The Special Prosecutor’s conclusions are also not likely to yield any fundamental surprises. We know that it was syndicated columnist Robert Novak who was the first to mention Valerie Plame’s name. We also know that he is a faithful defender of the current administration’s policies and has apparently struck some kind of a deal with the Special Prosecutor that keeps him out of jail. The New York Times reporter Judith Miller was not so lucky. She stuck to journalistic ethics, did not divulge the name of the source for her article and now sits in jail on a contempt of court charge. These two morsels of information tell us where this investigation is likely to go. First of all, if this were a serious effort to get at the truth of the matter and if the President had indeed fully cooperated, as he had promised he would do, it wouldn’t have needed two years and a Grand Jury. Any CEO in private business, worth his salary, would have called the key players together and told them: “’Fess up, or you’re out of here.” Eisenhower had promised an administration “clean as a hound’s tooth” and when the press found out that his Chief of Staff and personal friend, Sherman Adams, had accepted a Vicuna coat as a gift he asked him to resign. Mr. Bush apparently chose not to go this route but may have followed that of Nixon and, as mentioned above, will probably get away it. The outcome of the investigation is, therefore, likely to follow the Abu Ghraib model. Some expendable pawns may be sacrificed but people who set the policy will remain unscathed.
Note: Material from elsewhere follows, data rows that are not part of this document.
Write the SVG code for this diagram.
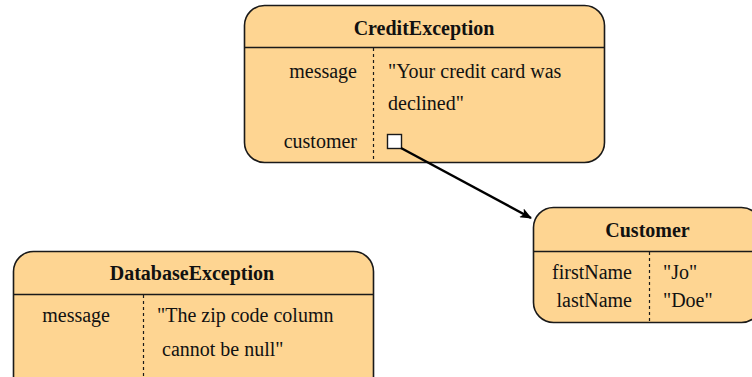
<svg xmlns="http://www.w3.org/2000/svg" width="752" height="377" viewBox="0 0 752 377">
<style>
.box{fill:#fed592;stroke:#1a1a1a;stroke-width:1.6}
.sep{stroke:#1a1a1a;stroke-width:1.4}
.div{stroke:#1a1a1a;stroke-width:1.2;stroke-dasharray:3,3}
text{font-family:"Liberation Serif","Times New Roman",serif;font-size:20px;fill:#111}
.t{font-weight:bold;text-anchor:middle}
.r{text-anchor:end}
</style>
<defs>
<marker id="ah" markerWidth="12" markerHeight="10" refX="11" refY="5" orient="auto" markerUnits="userSpaceOnUse">
<path d="M0,0 L12,5 L0,10 L3,5 Z" fill="#000"/>
</marker>
</defs>
<rect width="752" height="377" fill="#fff"/>
<g id="creditException">
<rect class="box" x="244.5" y="5.5" width="360" height="157" rx="20"/>
<line class="sep" x1="244.5" y1="47.5" x2="604.5" y2="47.5"/>
<line class="div" x1="373.5" y1="48" x2="373.5" y2="162"/>
<text class="t" x="424" y="35">CreditException</text>
<text class="r" x="357" y="78">message</text>
<text x="388" y="78">"Your credit card was</text>
<text x="388" y="110">declined"</text>
<text class="r" x="357" y="148">customer</text>
<rect x="387.5" y="134.5" width="14" height="14" fill="#fff" stroke="#1a1a1a" stroke-width="1.4"/>
</g>
<g id="customer">
<rect class="box" x="533.5" y="207.5" width="228" height="115" rx="20"/>
<line class="sep" x1="533.5" y1="251.5" x2="761.5" y2="251.5"/>
<line class="div" x1="649.5" y1="252" x2="649.5" y2="322"/>
<text class="t" x="647.5" y="237">Customer</text>
<text class="r" x="632" y="279">firstName</text>
<text class="r" x="632" y="307">lastName</text>
<text x="663" y="279">"Jo"</text>
<text x="663" y="307">"Doe"</text>
</g>
<g id="databaseException">
<rect class="box" x="13.5" y="251.5" width="360" height="150" rx="20"/>
<line class="sep" x1="13.5" y1="294.5" x2="373.5" y2="294.5"/>
<line class="div" x1="143.5" y1="295" x2="143.5" y2="377"/>
<text class="t" x="192" y="280">DatabaseException</text>
<text class="r" x="110" y="322">message</text>
<text x="157" y="322">"The zip code column</text>
<text x="162" y="356">cannot be null"</text>
</g>
<g id="connectors">
<line x1="401" y1="148" x2="531" y2="218" stroke="#000" stroke-width="2.4" marker-end="url(#ah)"/>
</g>
</svg>
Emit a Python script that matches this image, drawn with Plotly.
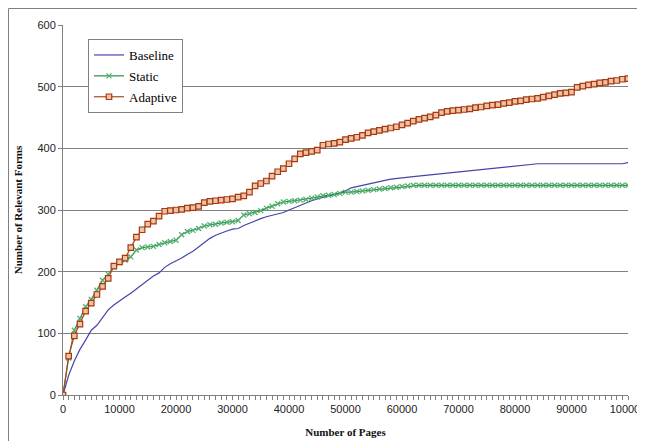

Where does this leave us with our most pressing problem Iraq - that swallows numerous lives on a daily and billions of dollars on a monthly basis? Since there is no solution in sight every effort will be made to “show progress” although everybody knows that sooner or later we will be forced to leave because the effort is unsustainable. We should take our example from the British who knew what to do when the Empire had become a drain rather than a benefit. First they ditched Churchill immediately after he had won the war for them because a war time leader is not necessarily the best one to deal with post-war problems. Then they relinquished their Palestine mandate to the UN in 1947. It had become amply apparent that the conflict between Arabs and Jews was irreconcilable; the Balfour declaration had become “inoperative” and they were now caught in the middle of a fight without being able to effect any positive changes. Thereafter they dismantled the empire bit by bit because it had simply become unaffordable and concentrated on making their islands as prosperous as possible. They showed us that this worked although Tony Blair’s unstinting support of the Bush policies, against the wishes of his people, has now contributed to the recent London tragedies. Nevertheless the Brits demonstrated again how to deal with disasters. The stiff upper lip prevailed and so did efficient police and secret service work. If our administration had done this after 9-11-2001 the country and the world would have been infinitely better off. The British cousins have only a couple of islands and they prospered by giving up their major oversea assets. We have a continent and think that we still need military bases all around the world and especially in that most volatile region of all the Middle East. This type of policy is not based on reason. Pride, ignorance and greed rule at this time. Until these fundamental human flaws are corrected in our government and the media we will not see peace.